When:
Friday, March 5, 2021
3:30 PM - 5:00 PM CT
Where: Online
Audience: Faculty/Staff - Student - Public - Post Docs/Docs - Graduate Students
Cost: $0
Contact:
Phil Hoskins
(847) 491-5490
Group: Department of French and Italian
Category: Academic
Shadow Iconomics and Road Networks of the Visible
Our world is increasingly saturated with images. Their number is growing so exponentially—on social networks and screens of all kinds—that the space in which we live is literally overflowing with images (we are approaching the limit which Walter Benjamin described as “a one hundred percent image space”). The question of storing or circulating them, their weight, the fluidity or viscosity of their exchanges, the fluctuations in their values—in short, the whole business of the image economy—is more relevant than ever. In order to analyze what is at stake in these new iconomics of our times, the lecture will offer a glimpse behind the scenes of visibility: on the one hand, into the road networks that route and reroute the circulation of images and gazes; on the other hand, into the history of shadows and their hidden transactions.

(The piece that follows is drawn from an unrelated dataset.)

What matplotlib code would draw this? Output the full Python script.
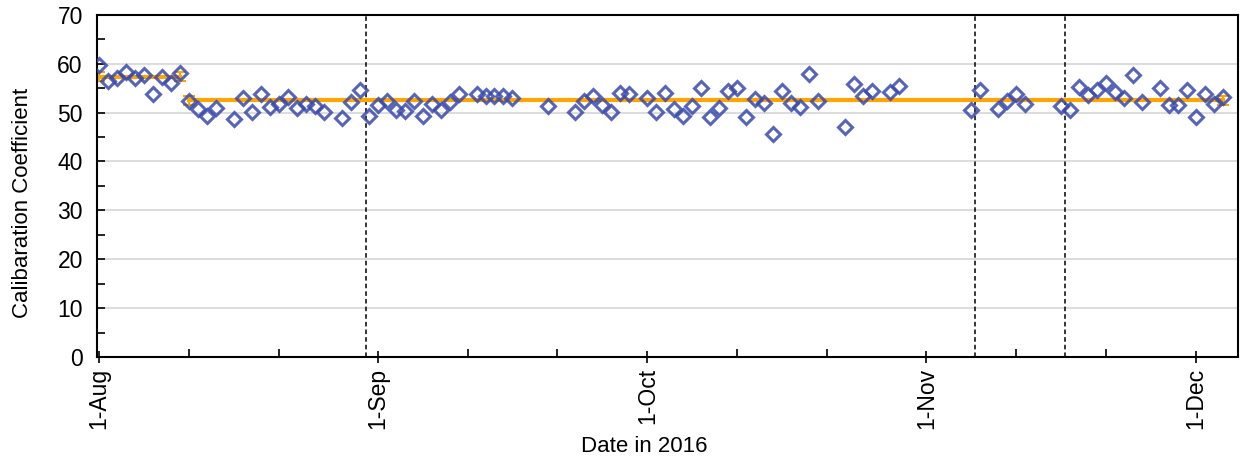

Peter Szendy is Professor of Comparative Literature and Humanities at Brown University and musicological advisor for the concert programs at the Paris Philharmony. He has taught in the Philosophy Department at the University of Paris Nanterre and in the Music Department at the University of Strasbourg. Among his recent works: The Supermarket of the Visible: Towards a General Economy of Images (Fordham University Press, 2019); Of Stigmatology: Punctuation as Experience (Fordham University Press, 2017); All Ears: The Aesthetics of Espionage (Fordham University Press, 2016); Apocalypse-Cinema: 2012 and Other Ends of the World (Fordham University Press, 2015).